Dans leur zone de Protectorat au Maroc, les Espagnols eurent aussi une politique qu’on pourra appeler passive, mais qui gagne à être comparée à la politique du Protectorat Français voisin. La zone espagnole ne connut ni de législation anti-juive ni de mesures d’exclusion, comme ce fut le cas en zone française. Les Juifs furent soumis aux mêmes restrictions économiques et politiques que le reste des habitants, dues à la guerre et aussi aux conditions du régime, mais sans plus. Tanger put même devenir, sous l’œil des autorités espagnoles, un grand centre d’accueil et d’aide pour des réfugiés juifs européens.
L’attitude de l’Espagne pendant la deuxième guerre mondiale, vis-à-vis des Juifs et en particulier des séfarades, est donc assez positive. Elle aurait pu servir de point de départ idéal pour une amplification et une normalisation des rapports avec les séfarades. Mais il était trop tard. Le bras exterminateur nazi n’était point passé outre ces communautés, celles de Grèce en particulier ayant été, hélas, pratiquement annihilées. Après la guerre, des courants migratoires entamés dès le début du siècle prirent de l’ampleur, vidant carrément des pays balkaniques comme la Bulgarie ou la Yougoslavie de ses Juifs, et diminuant de beaucoup les communautés turques. Ces courants migratoires passaient outre l’Espagne et amenaient les Juifs vers la France, ou surtout vers les Amériques et le nouvel Etat d’Israël. C’est une nouvelle diaspora séfarade qui se créée, une diaspora au second degré, très diversifiée géographiquement, et dont le point de départ et la source des nostalgies n’est plus l’Espagne, mais la Méditerranée. En Amérique, en Belgique ou en Israël, ce sont maintenant les communautés de Rhodes, Salonique et Smyrne, entre autres, qui seront chantées et pleurées.

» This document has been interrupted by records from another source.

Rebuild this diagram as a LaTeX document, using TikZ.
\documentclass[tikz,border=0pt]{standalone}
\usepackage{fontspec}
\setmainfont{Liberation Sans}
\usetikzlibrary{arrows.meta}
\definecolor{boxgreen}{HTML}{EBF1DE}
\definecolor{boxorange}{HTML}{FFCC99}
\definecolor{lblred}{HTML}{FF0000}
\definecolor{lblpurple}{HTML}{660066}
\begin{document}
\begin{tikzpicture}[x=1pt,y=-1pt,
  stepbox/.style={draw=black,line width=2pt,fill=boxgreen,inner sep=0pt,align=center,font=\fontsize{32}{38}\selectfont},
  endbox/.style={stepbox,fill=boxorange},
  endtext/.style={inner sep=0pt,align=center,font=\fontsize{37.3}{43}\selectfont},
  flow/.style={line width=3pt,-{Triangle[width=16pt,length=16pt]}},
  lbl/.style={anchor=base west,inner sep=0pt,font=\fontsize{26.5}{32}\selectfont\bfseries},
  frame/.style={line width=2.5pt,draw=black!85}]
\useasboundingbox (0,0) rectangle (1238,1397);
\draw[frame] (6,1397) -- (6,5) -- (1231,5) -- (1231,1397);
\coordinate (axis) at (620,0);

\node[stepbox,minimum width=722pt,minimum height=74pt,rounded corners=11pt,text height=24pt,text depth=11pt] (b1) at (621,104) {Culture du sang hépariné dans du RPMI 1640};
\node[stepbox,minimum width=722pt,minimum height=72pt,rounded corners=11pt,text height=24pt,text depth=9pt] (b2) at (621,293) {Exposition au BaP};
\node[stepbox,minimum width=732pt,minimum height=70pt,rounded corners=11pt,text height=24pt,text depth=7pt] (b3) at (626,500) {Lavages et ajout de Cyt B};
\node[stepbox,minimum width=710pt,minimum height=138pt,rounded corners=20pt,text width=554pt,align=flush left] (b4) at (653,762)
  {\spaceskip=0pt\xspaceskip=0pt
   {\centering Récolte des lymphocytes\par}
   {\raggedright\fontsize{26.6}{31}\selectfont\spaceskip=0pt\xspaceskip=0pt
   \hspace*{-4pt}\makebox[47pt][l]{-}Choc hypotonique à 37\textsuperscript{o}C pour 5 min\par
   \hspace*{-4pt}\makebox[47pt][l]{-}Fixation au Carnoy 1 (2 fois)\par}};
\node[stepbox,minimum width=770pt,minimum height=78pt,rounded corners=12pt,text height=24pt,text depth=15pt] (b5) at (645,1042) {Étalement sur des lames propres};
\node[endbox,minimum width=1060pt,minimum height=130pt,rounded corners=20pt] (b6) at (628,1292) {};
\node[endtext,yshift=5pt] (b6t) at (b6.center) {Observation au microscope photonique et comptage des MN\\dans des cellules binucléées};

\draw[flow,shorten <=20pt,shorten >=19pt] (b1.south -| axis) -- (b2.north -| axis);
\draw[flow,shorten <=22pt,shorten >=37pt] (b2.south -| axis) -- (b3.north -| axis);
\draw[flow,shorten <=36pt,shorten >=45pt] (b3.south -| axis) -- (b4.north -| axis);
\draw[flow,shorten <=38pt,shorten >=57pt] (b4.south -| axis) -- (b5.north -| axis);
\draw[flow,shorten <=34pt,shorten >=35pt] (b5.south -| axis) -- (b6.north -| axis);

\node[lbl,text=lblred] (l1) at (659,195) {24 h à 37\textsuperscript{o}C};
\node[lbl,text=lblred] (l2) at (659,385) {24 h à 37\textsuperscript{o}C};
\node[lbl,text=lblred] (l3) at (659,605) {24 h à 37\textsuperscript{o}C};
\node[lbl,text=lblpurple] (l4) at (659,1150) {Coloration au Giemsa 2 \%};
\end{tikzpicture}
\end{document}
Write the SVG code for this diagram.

Une faible partie des séfarades originaires du Maroc seront les seuls à adopter l’Espagne comme nouvelle patrie, comme nouvelle base pour asseoir leurs communautés, bouclant ainsi un périple commencé près de 500 ans avant. Avec eux, les communautés de Madrid et de Barcelone passent des centaines de membres aux milliers, et de nouvelles se créent en d’autres villes. Grâce à eux l’Espagne est, avec certains pays d’Amérique Latine, l’endroit où une culture séfarade hispanique a le plus de chances d’être conservée, et peut-être même de rester vivante, de connaître des développements internes normaux. Partout ailleurs la perte de la langue, du judéo-espagnol, a pratiquement fait de cette culture un objet d’étude, une pièce de musée. Revenus au sein de l’Espagne, ce sont ces quelques milliers de Juifs qui, par leur simple immigration et leur simple installation physique, ont fait le plus pour que, du côté juif, l’expulsion des Juifs d’Espagne soit vue comme une page d’histoire, triste mais passée, et du côté espagnol, la culture séfarade ait pu revenir et reprendre une place reconnue au sein de la culture hispanique globale.